Zirkus und Figurentheater

Die Suche nach einem gemeinsamen Rhythmus von Belebten und Unbelebten führen auch Jarnoth und Moritz Haase vom „Raum 305“ (Berlin) in „Oder doch?“ vor. Zwei Türen dominieren den Raum, die Klappen haben, eine lässt sich gar in der Mitte auseinandernehmen und zu einem Spielrequisit verwandeln. Später kommt ein Trapez dazu, auf dem Haase atemberaubende Kunststücke vorführt, während Jarnoth mit einer Puppe spielt, einer Stoffpuppe, in der eine weitere mit hölzernen Gliedern enthalten ist. Mit diesen Requisiten erzählen die Beiden von den Wechseln in den menschlichen Beziehungen, mal zärtlich, mal aggressiv. Mit großer Intimität wird im Tanz, in der Trapezkunst und im Spiel mit der Puppe von diesen Beziehungen erzählt, aber mehr noch erscheint das Spiel mit den Körpern in der Bewegung in all‘ seiner Schönheit.
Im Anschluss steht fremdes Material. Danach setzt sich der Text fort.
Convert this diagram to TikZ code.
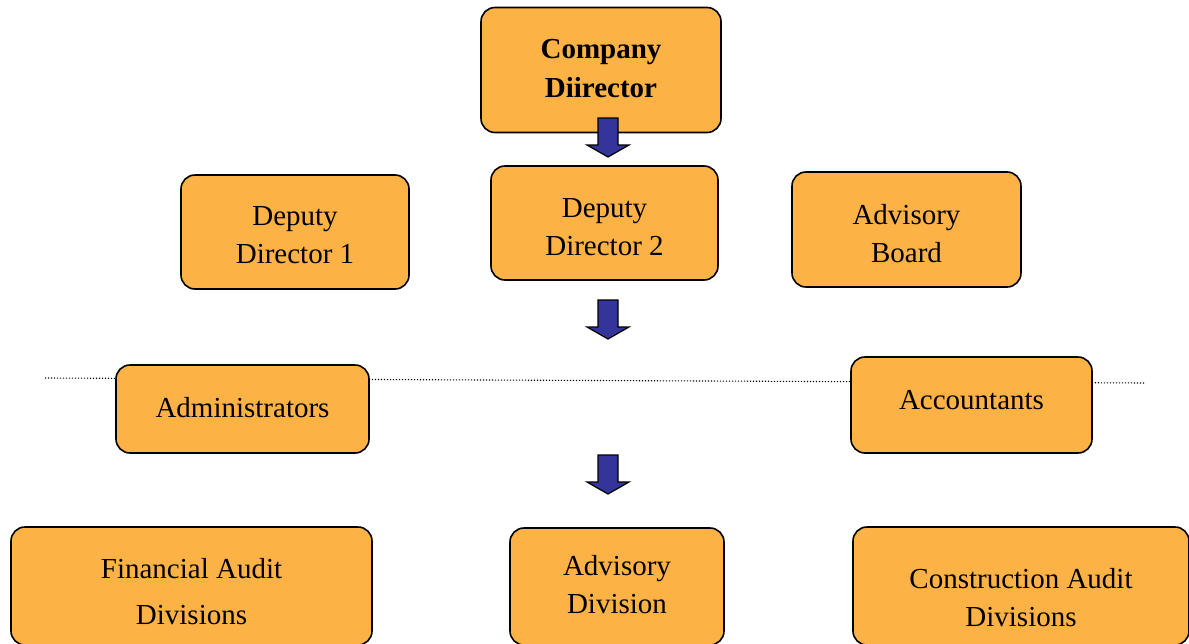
\documentclass[tikz,border=0pt]{standalone}
\usepackage{fontspec}
\setmainfont{Liberation Serif}
\usetikzlibrary{calc}
\definecolor{boxorange}{HTML}{FDB245}
\definecolor{arrowblue}{HTML}{34349A}
\newcommand\blkarrow[1]{%
  \fill[arrowblue,draw=black,line width=1.2pt,line join=miter]
    ($(#1)+(-10,0)$) -- ++(20,0) -- ++(0,27) -- ++(11,0) -- ++(-21,12)
    -- ++(-21,-12) -- ++(11,0) -- cycle;}
\begin{document}
\begin{tikzpicture}[x=1pt,y=-1pt,
  orgbox/.style={draw=black,line width=1.6pt,fill=boxorange,rounded corners=14pt,inner sep=0pt},
  orgtext/.style={align=center,inner sep=0pt,font=\fontsize{29}{38.5}\selectfont},
  sep/.style={line width=1.1pt,dash pattern=on 1.1pt off 1.9pt}]
\useasboundingbox (0,0) rectangle (1189,643);
% dotted separator
\coordinate (dl) at (45,378);
\coordinate (dr) at (1145,383);
\draw[sep] (dl) -- (dr);
% boxes
\node[orgbox,minimum width=240,minimum height=125] (cd) at (601,70) {};
\node[orgbox,minimum width=228,minimum height=114] (dd1) at (295,232) {};
\node[orgbox,minimum width=227,minimum height=114] (dd2) at (604.5,223) {};
\node[orgbox,minimum width=229,minimum height=115] (ab) at (906.5,229.5) {};
\node[orgbox,minimum width=253,minimum height=88] (adm) at (242.5,409) {};
\node[orgbox,minimum width=241,minimum height=96] (acc) at (971.5,405) {};
\node[orgbox,minimum width=361,minimum height=118] (fad) at (191.5,586) {};
\node[orgbox,minimum width=214,minimum height=117] (adv) at (617,586.5) {};
\node[orgbox,minimum width=336,minimum height=118] (cad) at (1021,586) {};
% texts
\node[orgtext,font=\fontsize{29}{39}\selectfont\bfseries] (cdt) at (601,69) {Company\\Diirector};
\node[orgtext] (dd1t) at (295,235) {Deputy\\Director 1};
\node[orgtext] (dd2t) at (604.5,227) {Deputy\\Director 2};
\node[orgtext] (abt) at (906.5,233.5) {Advisory\\Board};
\node[orgtext] (admt) at (242.5,408) {Administrators};
\node[orgtext] (acct) at (971.5,400) {Accountants};
\node[orgtext,font=\fontsize{29}{46}\selectfont] (fadt) at (191.5,592) {Financial Audit\\Divisions};
\node[orgtext] (advt) at (617,584.5) {Advisory\\Division};
\node[orgtext] (cadt) at (1021,597.5) {Construction Audit\\Divisions};
% block arrows
\coordinate (a1) at (608,118);
\coordinate (a2) at (608,300);
\coordinate (a3) at (608,455);
\blkarrow{a1}
\blkarrow{a2}
\blkarrow{a3}
\end{tikzpicture}
\end{document}
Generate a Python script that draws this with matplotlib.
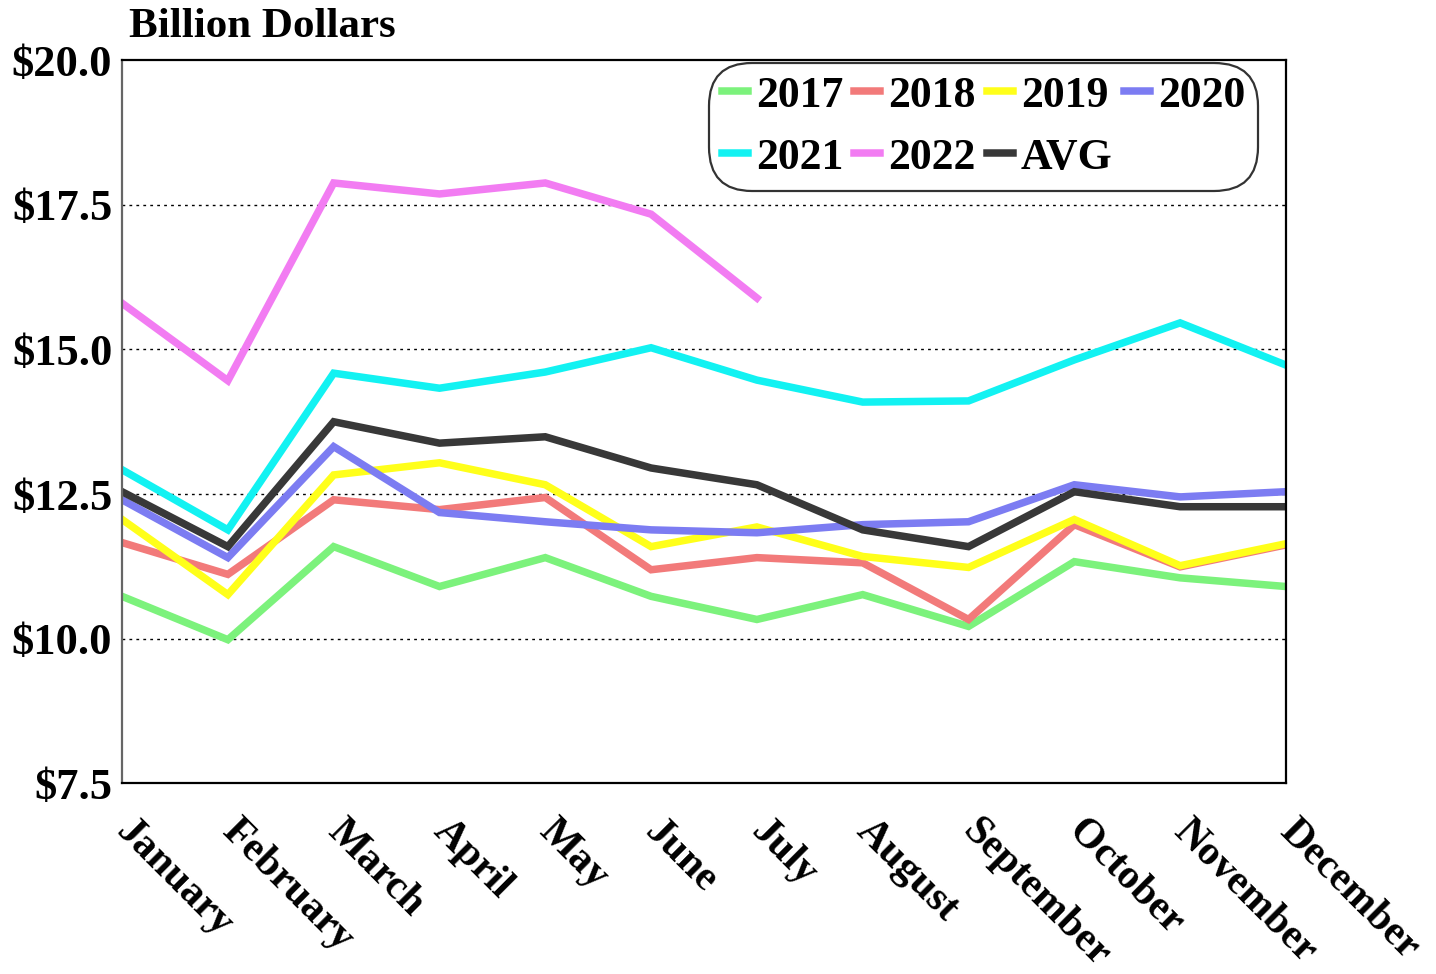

In den letzten Jahren hat der neue Zirkus immer stärkere Berührungspunkte zum Figurentheater hergestellt, was überraschend gut funktioniert, wie diese Aufführung zeigt.

Mit „Oder doch?“ hat das Figurentheaterfestival Imaginale seine Halbzeit erreicht. Das Publikum in Stuttgart drängt in die Aufführungen und das Programm erweist sich als überwältigend vielfältig. Dabei stehen noch Aufführungen Agnès Limbos, Neville Tranter oder Bodil Alling an, allesamt zu der Spitze des Figurentheaters in der Welt zählend. Das Publikum darf gespannt sein.